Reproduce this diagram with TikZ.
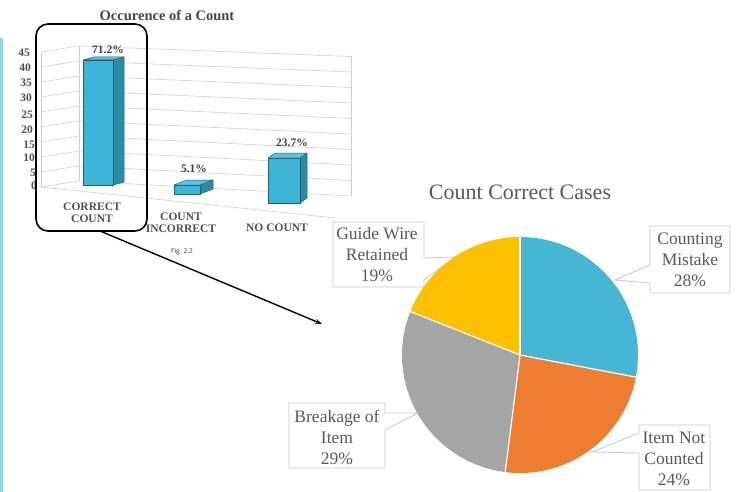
\documentclass[tikz,border=0pt]{standalone}
\usepackage{fontspec}
\setmainfont{Liberation Serif}
\newfontfamily\figfont{Open Sans}
\usetikzlibrary{arrows.meta}
\definecolor{barfront}{HTML}{3DB5D6}
\definecolor{barside}{HTML}{2B8CA3}
\definecolor{bartop}{HTML}{5CC3DC}
\definecolor{baredge}{HTML}{1F5F70}
\definecolor{gridcol}{HTML}{CFCFCF}
\definecolor{axtext}{HTML}{505050}
\definecolor{pietext}{HTML}{595959}
\definecolor{calloutline}{HTML}{C8C8C8}
\definecolor{cmcol}{HTML}{45B6D3}
\definecolor{nccol}{HTML}{ED7D31}
\definecolor{brcol}{HTML}{A5A5A5}
\definecolor{gwcol}{HTML}{FFC000}
\definecolor{stripcol}{HTML}{8FD6E8}
\begin{document}
\begin{tikzpicture}[x=1pt,y=-1pt,
 grid/.style={gridcol, line width=0.6pt},
 ticklab/.style={font=\bfseries\fontsize{11.5}{11.5}\selectfont, text=axtext, anchor=east, inner sep=0pt},
 catlab/.style={font=\bfseries\fontsize{11.5}{12}\selectfont, text=axtext, align=center, inner sep=0pt},
 vallab/.style={font=\bfseries\fontsize{11.5}{11.5}\selectfont, text=black!75, inner sep=0pt},
 barface/.style={draw=baredge, line width=0.5pt, line join=round},
 callout/.style={draw=calloutline, line width=0.8pt, fill=white, line join=miter},
 pielab/.style={font=\fontsize{17.5}{21}\selectfont, text=pietext, align=center, inner sep=0pt},
 sep/.style={white, line width=1.2pt}]
\useasboundingbox (0,0) rectangle (741,492);
\fill[white] (0,0) rectangle (741,492);
% left strip
\fill[stripcol] (0,38) rectangle (3,492);

% ---------- 3D bar chart ----------
\node[font=\bfseries\fontsize{14.5}{15}\selectfont, text=black!72, inner sep=0pt] (bartitle) at (167,15) {Occurence of a Count};
\foreach \v in {0,5,...,45} {
  \draw[grid] (41,{187-3*\v}) -- (79,{181-3*\v}) -- (351,{196-3.1*\v});
}
\draw[grid] (41,52) -- (41,187);
\draw[grid] (79,46) -- (79,181);
\draw[grid] (351,56.5) -- (351,196);
\draw[grid] (41,187) -- (335,218);

\node[ticklab] (t45) at (30,53) {45};
\node[ticklab] (t40) at (31,68) {40};
\node[ticklab] (t35) at (32,83) {35};
\node[ticklab] (t30) at (32,98) {30};
\node[ticklab] (t25) at (33,115) {25};
\node[ticklab] (t20) at (33,130) {20};
\node[ticklab] (t15) at (35,145) {15};
\node[ticklab] (t10) at (35,158) {10};
\node[ticklab] (t5) at (36,173) {5};
\node[ticklab] (t0) at (37,186) {0};

% bar 1
\filldraw[barface, fill=barside] (113,60) -- (124,57) -- (124,182) -- (113,185) -- cycle;
\filldraw[barface, fill=barfront] (83,60) rectangle (113,185);
\filldraw[barface, fill=bartop] (83,60) -- (113,60) -- (124,57) -- (94,57) -- cycle;
% bar 2
\filldraw[barface, fill=barside] (200,185) -- (213,180) -- (213,189) -- (200,194) -- cycle;
\filldraw[barface, fill=barfront] (174,185) rectangle (200,194);
\filldraw[barface, fill=bartop] (174,185) -- (200,185) -- (213,180) -- (187,180) -- cycle;
% bar 3
\filldraw[barface, fill=barside] (300,158) -- (307,153) -- (307,198) -- (300,203) -- cycle;
\filldraw[barface, fill=barfront] (268,158) rectangle (300,203);
\filldraw[barface, fill=bartop] (268,158) -- (300,158) -- (307,153) -- (275,153) -- cycle;

\node[vallab] (v1) at (108,50) {71.2\%};
\node[vallab] (v2) at (194,169) {5.1\%};
\node[vallab] (v3) at (292,143) {23.7\%};

\node[catlab] (c1) at (92,213) {CORRECT\\COUNT};
\node[catlab] (c2) at (181,223) {COUNT\\INCORRECT};
\node[catlab] (c3) at (277,228) {NO COUNT};

\node[font=\figfont\fontsize{6.5}{7}\selectfont, text=black!80, inner sep=0pt] (fig) at (182,252) {Fig. 2.2};

% highlight box and arrow
\node[draw=black, line width=1.6pt, rounded corners=12pt, minimum width=111pt, minimum height=207pt, inner sep=0pt] (zoombox) at (91.5,127.5) {};
\coordinate (arrowfrom) at (100,231);
\coordinate (arrowto) at (322,324);
\draw[-{Stealth[length=7pt,width=5pt]}, line width=1.4pt] (arrowfrom) -- (arrowto);

% ---------- pie chart ----------
\node[font=\fontsize{22}{24}\selectfont, text=pietext, inner sep=0pt] (pietitle) at (520,192) {Count Correct Cases};

% callouts (drawn before the pie so the wedge tips tuck under it)
\draw[callout] (333,222) -- (424,222) -- (424,258) -- (455,257) -- (424,280) -- (424,287) -- (333,287) -- cycle;
\draw[callout] (650,226) -- (730,226) -- (730,293) -- (650,293) -- (650,283) -- (615,280) -- (650,265) -- cycle;
\draw[callout] (639,425) -- (710,425) -- (710,490) -- (639,490) -- (639,453) -- (592,452) -- (639,433) -- cycle;
\draw[callout] (289,403) -- (385,403) -- (385,413) -- (418,413) -- (385,430) -- (385,468) -- (289,468) -- cycle;

\begin{scope}[shift={(520,355)}, y=1pt]
\fill[cmcol] (0,0) -- (90:118pt) arc[start angle=90, end angle=-10.8, radius=118pt] -- cycle;
\fill[nccol] (0,0) -- (-10.8:118pt) arc[start angle=-10.8, end angle=-97.2, radius=118pt] -- cycle;
\fill[brcol] (0,0) -- (-97.2:118pt) arc[start angle=-97.2, end angle=-201.6, radius=118pt] -- cycle;
\fill[gwcol] (0,0) -- (158.4:118pt) arc[start angle=158.4, end angle=90, radius=118pt] -- cycle;
\draw[sep] (0,0) -- (90:118.5pt);
\draw[sep] (0,0) -- (-10.8:118.5pt);
\draw[sep] (0,0) -- (-97.2:118.5pt);
\draw[sep] (0,0) -- (158.4:118.5pt);
\end{scope}

\node[pielab] (gw) at (377,255) {Guide Wire\\Retained\\19\%};
\node[pielab] (cm) at (690,260) {Counting\\Mistake\\28\%};
\node[pielab] (nc) at (674,459) {Item Not\\Counted\\24\%};
\node[pielab] (br) at (337,437) {Breakage of\\Item\\29\%};
\end{tikzpicture}
\end{document}
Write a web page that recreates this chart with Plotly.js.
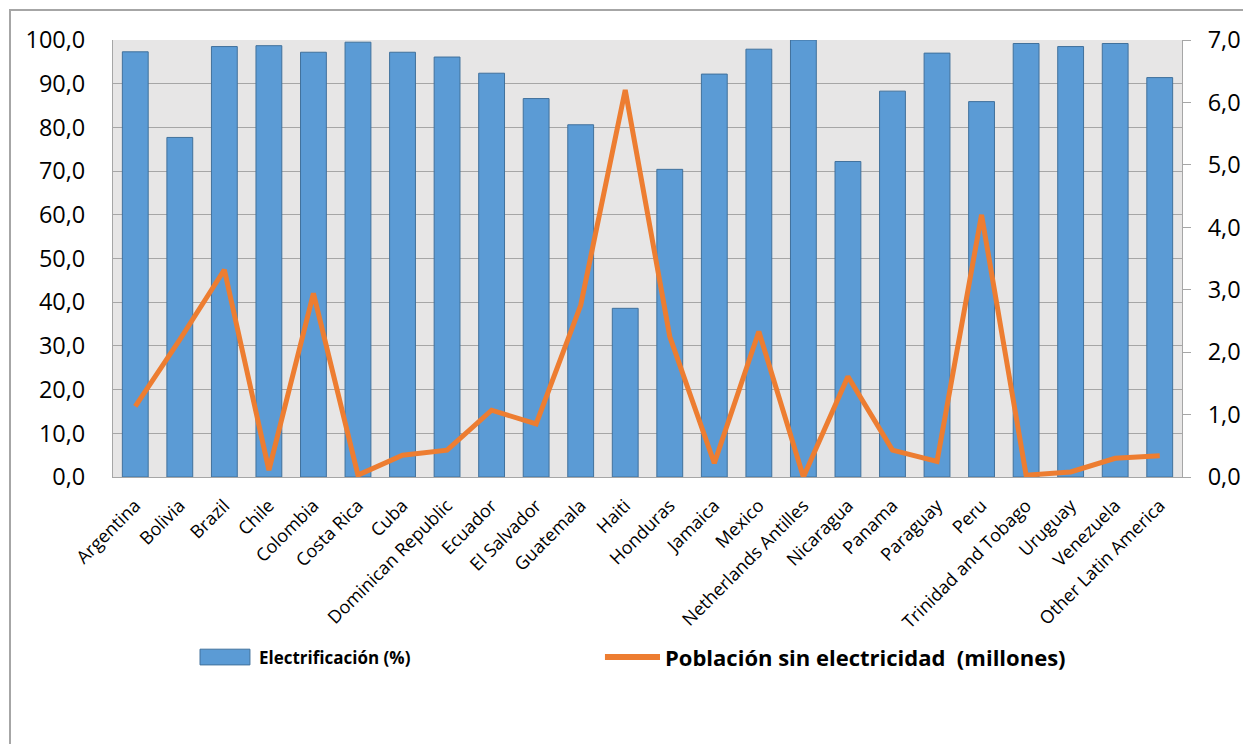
<!DOCTYPE html>
<html>
<head>
<meta charset="utf-8">
<script src="https://cdn.plot.ly/plotly-3.0.1.min.js"></script>
<style>
  html, body { margin: 0; padding: 0; background: #ffffff; overflow: hidden; }
  #frame { position: absolute; left: 9px; top: 9px; width: 1300px; height: 800px;
           border: 2px solid #a6a6a6; box-sizing: border-box; }
  #chart { position: absolute; left: 0; top: 0; width: 1243px; height: 744px; }
</style>
</head>
<body>
<div id="frame"></div>
<div id="chart"></div>
<script>
// Latin American countries
const countries = [
  "Argentina", "Bolivia", "Brazil", "Chile", "Colombia", "Costa Rica", "Cuba",
  "Dominican Republic", "Ecuador", "El Salvador", "Guatemala", "Haiti", "Honduras",
  "Jamaica", "Mexico", "Netherlands Antilles", "Nicaragua", "Panama", "Paraguay",
  "Peru", "Trinidad and Tobago", "Uruguay", "Venezuela", "Other Latin America"
];

// Electrification rate (%)
const electrificacion = [
  97.3, 77.7, 98.5, 98.7, 97.2, 99.5, 97.2,
  96.1, 92.4, 86.6, 80.6, 38.6, 70.4,
  92.2, 97.9, 100.0, 72.2, 88.3, 97.0,
  85.9, 99.2, 98.5, 99.2, 91.4
];

// Population without electricity (millions)
const poblacionSinElectricidad = [
  1.13, 2.2, 3.32, 0.11, 2.94, 0.03, 0.35,
  0.43, 1.07, 0.85, 2.75, 6.2, 2.25,
  0.22, 2.33, 0.0, 1.61, 0.43, 0.25,
  4.2, 0.03, 0.08, 0.30, 0.34
];

const leftTicks = [0, 10, 20, 30, 40, 50, 60, 70, 80, 90, 100];
const rightTicks = [0, 1, 2, 3, 4, 5, 6, 7];

const seriesNames = ["Electrificación (%)", "Población sin electricidad  (millones)"];

const FONT = "Open Sans, Noto Sans, sans-serif";
const GRID = "#a6a6a6";
const BAR_FILL = "#5b9bd5";
const BAR_EDGE = "#41719c";
const LINE_COLOR = "#ed7d31";

const traces = [
  {
    type: "bar",
    name: seriesNames[0],
    x: countries,
    y: electrificacion,
    marker: { color: BAR_FILL, line: { color: BAR_EDGE, width: 1 } },
    yaxis: "y",
    showlegend: false
  },
  {
    type: "scatter",
    mode: "lines",
    name: seriesNames[1],
    x: countries,
    y: poblacionSinElectricidad,
    line: { color: LINE_COLOR, width: 5 },
    yaxis: "y2",
    showlegend: false
  }
];

// Legend row under the category labels (paper coordinates)
const legendY = -0.412;
const legendShapes = [
  {
    type: "rect", xref: "paper", yref: "paper",
    x0: 0.0814, x1: 0.1281, y0: legendY + 0.018, y1: legendY - 0.018,
    fillcolor: BAR_FILL, line: { color: BAR_EDGE, width: 1 }
  },
  {
    type: "line", xref: "paper", yref: "paper",
    x0: 0.4602, x1: 0.5117, y0: legendY, y1: legendY,
    line: { color: LINE_COLOR, width: 6 }
  }
];
const legendLabels = [
  {
    xref: "paper", yref: "paper", x: 0.1347, y: legendY,
    xanchor: "left", yanchor: "middle", showarrow: false,
    text: "<b>" + seriesNames[0] + "</b>",
    font: { family: FONT, size: 17, color: "#000000" }
  },
  {
    xref: "paper", yref: "paper", x: 0.5145, y: legendY,
    xanchor: "left", yanchor: "middle", showarrow: false,
    text: "<b>" + seriesNames[1] + "</b>",
    font: { family: FONT, size: 22, color: "#000000" }
  }
];

const layout = {
  width: 1243,
  height: 744,
  paper_bgcolor: "rgba(0,0,0,0)",
  plot_bgcolor: "#e7e6e6",
  separators: ",.",
  margin: { l: 113, r: 61, t: 40, b: 267 },
  bargap: 0.42,
  font: { family: FONT, color: "#000000" },
  showlegend: false,
  shapes: legendShapes,
  annotations: legendLabels,
  xaxis: {
    type: "category",
    tickangle: -45,
    tickfont: { family: FONT, size: 18, color: "#000000" },
    showline: true,
    linecolor: GRID,
    linewidth: 1,
    ticks: "",
    ticklabelstandoff: 10,
    showgrid: false,
    fixedrange: true
  },
  yaxis: {
    range: [0, 100],
    tickvals: leftTicks,
    tickformat: ".1f",
    tickfont: { family: FONT, size: 23.5, color: "#000000" },
    showline: true,
    linecolor: GRID,
    linewidth: 1,
    showgrid: true,
    gridcolor: GRID,
    gridwidth: 1,
    zeroline: false,
    ticks: "",
    ticklabelstandoff: 22,
    fixedrange: true
  },
  yaxis2: {
    overlaying: "y",
    side: "right",
    range: [0, 7],
    tickvals: rightTicks,
    tickformat: ".1f",
    tickfont: { family: FONT, size: 23.5, color: "#000000" },
    showline: true,
    linecolor: GRID,
    linewidth: 1,
    showgrid: false,
    zeroline: false,
    ticks: "outside",
    ticklen: 8,
    tickcolor: GRID,
    ticklabelstandoff: 12,
    fixedrange: true
  }
};

Plotly.newPlot("chart", traces, layout, { displayModeBar: false, staticPlot: true });
</script>
</body>
</html>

═══

● **Directions**: Transcribe exactly, please, the lines between the start of the records above and the line holding "(0,38) rectangle (3,492);", counting both of those lines and omitting pictures.

● **Problem solution**:
Reproduce this diagram with TikZ.
\documentclass[tikz,border=0pt]{standalone}
\usepackage{fontspec}
\setmainfont{Liberation Serif}
\newfontfamily\figfont{Open Sans}
\usetikzlibrary{arrows.meta}
\definecolor{barfront}{HTML}{3DB5D6}
\definecolor{barside}{HTML}{2B8CA3}
\definecolor{bartop}{HTML}{5CC3DC}
\definecolor{baredge}{HTML}{1F5F70}
\definecolor{gridcol}{HTML}{CFCFCF}
\definecolor{axtext}{HTML}{505050}
\definecolor{pietext}{HTML}{595959}
\definecolor{calloutline}{HTML}{C8C8C8}
\definecolor{cmcol}{HTML}{45B6D3}
\definecolor{nccol}{HTML}{ED7D31}
\definecolor{brcol}{HTML}{A5A5A5}
\definecolor{gwcol}{HTML}{FFC000}
\definecolor{stripcol}{HTML}{8FD6E8}
\begin{document}
\begin{tikzpicture}[x=1pt,y=-1pt,
 grid/.style={gridcol, line width=0.6pt},
 ticklab/.style={font=\bfseries\fontsize{11.5}{11.5}\selectfont, text=axtext, anchor=east, inner sep=0pt},
 catlab/.style={font=\bfseries\fontsize{11.5}{12}\selectfont, text=axtext, align=center, inner sep=0pt},
 vallab/.style={font=\bfseries\fontsize{11.5}{11.5}\selectfont, text=black!75, inner sep=0pt},
 barface/.style={draw=baredge, line width=0.5pt, line join=round},
 callout/.style={draw=calloutline, line width=0.8pt, fill=white, line join=miter},
 pielab/.style={font=\fontsize{17.5}{21}\selectfont, text=pietext, align=center, inner sep=0pt},
 sep/.style={white, line width=1.2pt}]
\useasboundingbox (0,0) rectangle (741,492);
\fill[white] (0,0) rectangle (741,492);
% left strip
\fill[stripcol] (0,38) rectangle (3,492);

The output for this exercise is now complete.